I have created a table in hive as
Create table(id int, Description String)
My data looks something as follows :
1|This will return corrupt data since there is a ',' in the first string.
some text
Change the data
2|There is prob in reading data
sometext
After the data is loaded into hive since the default line terminator is \n, the description column cannot be read by hive, Hence it displays a NULL value. Can anyone suggest how to handle newline before loading into hive.
I know this question is old, but you have a couple of options. You can't control this with FIELDS TERMINATED BY
, because that only controls what terminates the fields, not the records. Records in Hive are hard-coded to be terminated by the newline character (even though there is a LINES TERMINATED BY
clause, it is not implemented).
- Write a custom
InputFormat
that uses a RecordReader
that
understands non-newline delimited records. Look at the code for
LineReader
/LineRecordReader
and TextInputFormat
.
- Use a format
other than text/ASCII, like Parquet.
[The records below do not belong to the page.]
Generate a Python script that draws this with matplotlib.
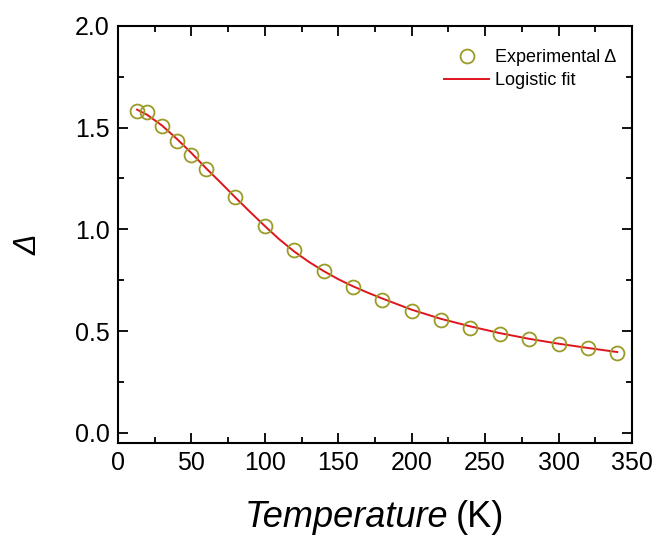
import numpy as np
import matplotlib.pyplot as plt

plt.rcParams['font.family'] = ['Liberation Sans', 'DejaVu Sans']

# Experimental points
temp = [13, 20, 30, 40, 50, 60, 80, 100, 120, 140, 160, 180, 200, 220, 240,
        260, 280, 300, 320, 340]
delta = [1.582, 1.574, 1.508, 1.435, 1.367, 1.297, 1.160, 1.017, 0.899, 0.796,
         0.717, 0.654, 0.600, 0.555, 0.517, 0.486, 0.462, 0.438, 0.418, 0.393]

# Logistic fit curve
fit_t = [13, 20, 30, 40, 50, 60, 70, 80, 90, 100, 110, 120, 130, 140, 150,
         160, 170, 180, 200, 220, 240, 260, 280, 300, 320, 340]
fit_d = [1.588, 1.562, 1.510, 1.445, 1.375, 1.300, 1.229, 1.156, 1.085, 1.016,
         0.950, 0.891, 0.840, 0.795, 0.755, 0.720, 0.689, 0.660, 0.605, 0.560,
         0.523, 0.490, 0.462, 0.438, 0.417, 0.397]

fig = plt.figure(figsize=(6.59, 5.37), dpi=100)
ax = fig.add_axes([0.179, 0.175, 0.780, 0.777])

ax.plot(temp, delta, 'o', ms=10, mfc='none', mec='#9b9b28', mew=1.3,
        label='Experimental \u0394', zorder=3)
ax.plot(fit_t, fit_d, '-', color='#e0141c', lw=1.4, label='Logistic fit', zorder=2)

ax.set_xlim(0, 350)
ax.set_ylim(-0.05, 2.0)
ax.set_xticks(np.arange(0, 351, 50))
ax.set_xticks(np.arange(25, 350, 50), minor=True)
ax.set_yticks([0.0, 0.5, 1.0, 1.5, 2.0])
ax.set_yticks([0.25, 0.75, 1.25, 1.75], minor=True)
ax.set_yticklabels(['0.0', '0.5', '1.0', '1.5', '2.0'])

ax.tick_params(which='both', direction='in', top=True, right=True,
               labelsize=18, width=1.3)
ax.tick_params(which='major', length=7, pad=6)
ax.tick_params(which='minor', length=4)
for s in ax.spines.values():
    s.set_linewidth(1.5)

# x label: italic word + upright unit, centred under the axes
fig.text(0.681, 0.019, 'Temperature', fontsize=26, style='italic',
         ha='right', va='baseline')
fig.text(0.692, 0.019, '(K)', fontsize=26, ha='left', va='baseline')
ax.set_ylabel('\u0394', fontsize=22, style='italic')
ax.yaxis.set_label_coords(-0.145, 0.475)

ax.legend(loc='upper right', bbox_to_anchor=(0.99, 0.97), frameon=False,
          fontsize=13, handlelength=2.5, handletextpad=0.3, labelspacing=0.35,
          borderaxespad=0.2)

fig.savefig('out.png', dpi=100)
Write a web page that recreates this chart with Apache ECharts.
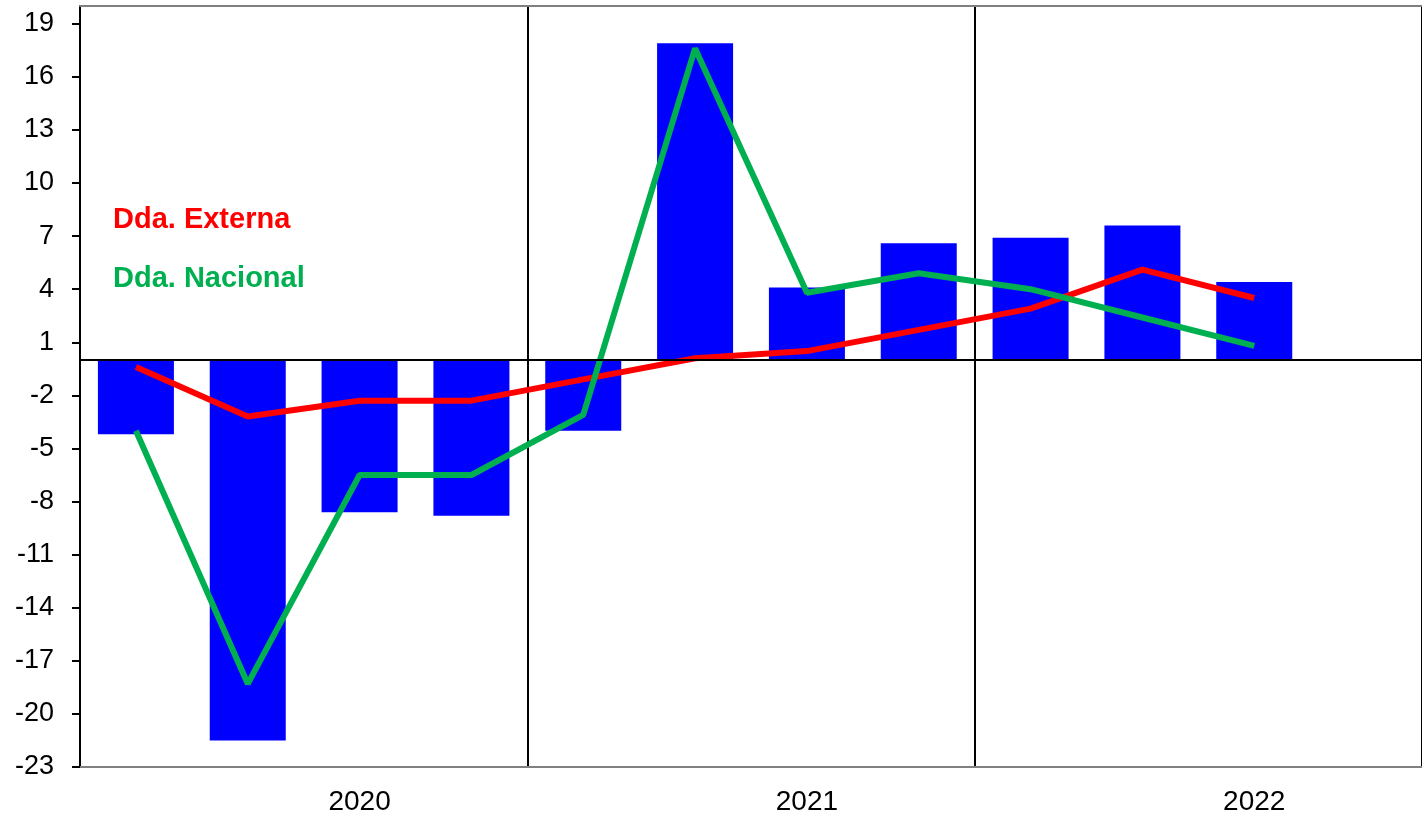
<!DOCTYPE html>
<html>
<head>
<meta charset="utf-8">
<script src="https://cdn.jsdelivr.net/npm/echarts@6/dist/echarts.min.js"></script>
<style>
  html, body { margin: 0; padding: 0; background: #fff; }
  #chart { width: 1422px; height: 816px; }
</style>
</head>
<body>
<div id="chart"></div>
<script>
// quarters 2020Q1 .. 2022Q4 (last one empty)
const quarters = ['2020T1', '2020T2', '2020T3', '2020T4', '2021T1', '2021T2', '2021T3', '2021T4', '2022T1', '2022T2', '2022T3', '2022T4'];
const yearLabels = { 2: '2020', 6: '2021', 10: '2022' };
const barValues = [-4.2, -21.5, -8.6, -8.8, -4.0, 17.9, 4.1, 6.6, 6.9, 7.6, 4.4, null];
const externa = [-0.4, -3.2, -2.3, -2.3, -1.1, 0.1, 0.5, 1.7, 2.9, 5.1, 3.5, null];
const nacional = [-4.0, -18.3, -6.5, -6.5, -3.1, 17.6, 3.8, 4.9, 4.0, 2.4, 0.8, null];
const yTicks = [-23, -20, -17, -14, -11, -8, -5, -2, 1, 4, 7, 10, 13, 16, 19];

const font = 'Liberation Sans, Arial, sans-serif';
const chart = echarts.init(document.getElementById('chart'));

chart.setOption({
  backgroundColor: '#fff',
  animation: false,
  grid: { left: 80, right: 0, top: 6, bottom: 48 },
  xAxis: [
    {
      type: 'category',
      data: quarters,
      axisLine: { onZero: false, lineStyle: { color: '#808080', width: 2 } },
      axisTick: { show: false },
      axisLabel: {
        interval: 0, margin: 21, color: '#000', fontSize: 28, fontFamily: font,
        formatter: (v, i) => yearLabels[i] || ''
      },
      splitLine: {
        show: true,
        interval: (i) => i === 4 || i === 8,
        lineStyle: { color: '#000', width: 2 }
      }
    },
    {
      type: 'category',
      position: 'top',
      data: quarters,
      axisLine: { onZero: false, lineStyle: { color: '#808080', width: 2 } },
      axisTick: { show: false },
      axisLabel: { show: false }
    }
  ],
  yAxis: {
    type: 'value',
    min: -23,
    max: 20,
    axisLine: { show: true, lineStyle: { color: '#000', width: 2 } },
    axisTick: { show: true, length: 8, customValues: yTicks, lineStyle: { color: '#000', width: 2 } },
    axisLabel: { customValues: yTicks, margin: 26, color: '#000', fontSize: 27, fontFamily: font },
    splitLine: { show: false }
  },
  series: [
    {
      type: 'bar',
      data: barValues,
      barWidth: 76,
      itemStyle: { color: '#0000FF' },
      markLine: {
        silent: true,
        symbol: 'none',
        label: { show: false },
        lineStyle: { color: '#000', width: 2, type: 'solid' },
        data: [{ yAxis: 0 }]
      }
    },
    {
      name: 'Dda. Externa',
      type: 'line',
      data: externa,
      showSymbol: false,
      lineStyle: { color: '#FF0000', width: 6 },
      itemStyle: { color: '#FF0000' }
    },
    {
      name: 'Dda. Nacional',
      type: 'line',
      data: nacional,
      showSymbol: false,
      lineStyle: { color: '#00B050', width: 6 },
      itemStyle: { color: '#00B050' }
    }
  ],
  graphic: [
    {
      type: 'text', left: 113, top: 205,
      style: { text: 'Dda. Externa', fill: '#FF0000', font: 'bold 29px ' + font }
    },
    {
      type: 'text', left: 113, top: 264,
      style: { text: 'Dda. Nacional', fill: '#00B050', font: 'bold 29px ' + font }
    }
  ]
});
</script>
</body>
</html>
I would recommend this
regardless, as text is probably the worst format you can store data
in anyway.
try adding the below property in hive-site.xml or you can just try for temporary hive session level.
hive.query.result.fileformat=SequenceFile
By default hive takes in NEWLINE ('\N') as delimiter .
You can change the delimiter using:
ROW FORMAT DELIMITED FIELDS TERMINATED BY ",";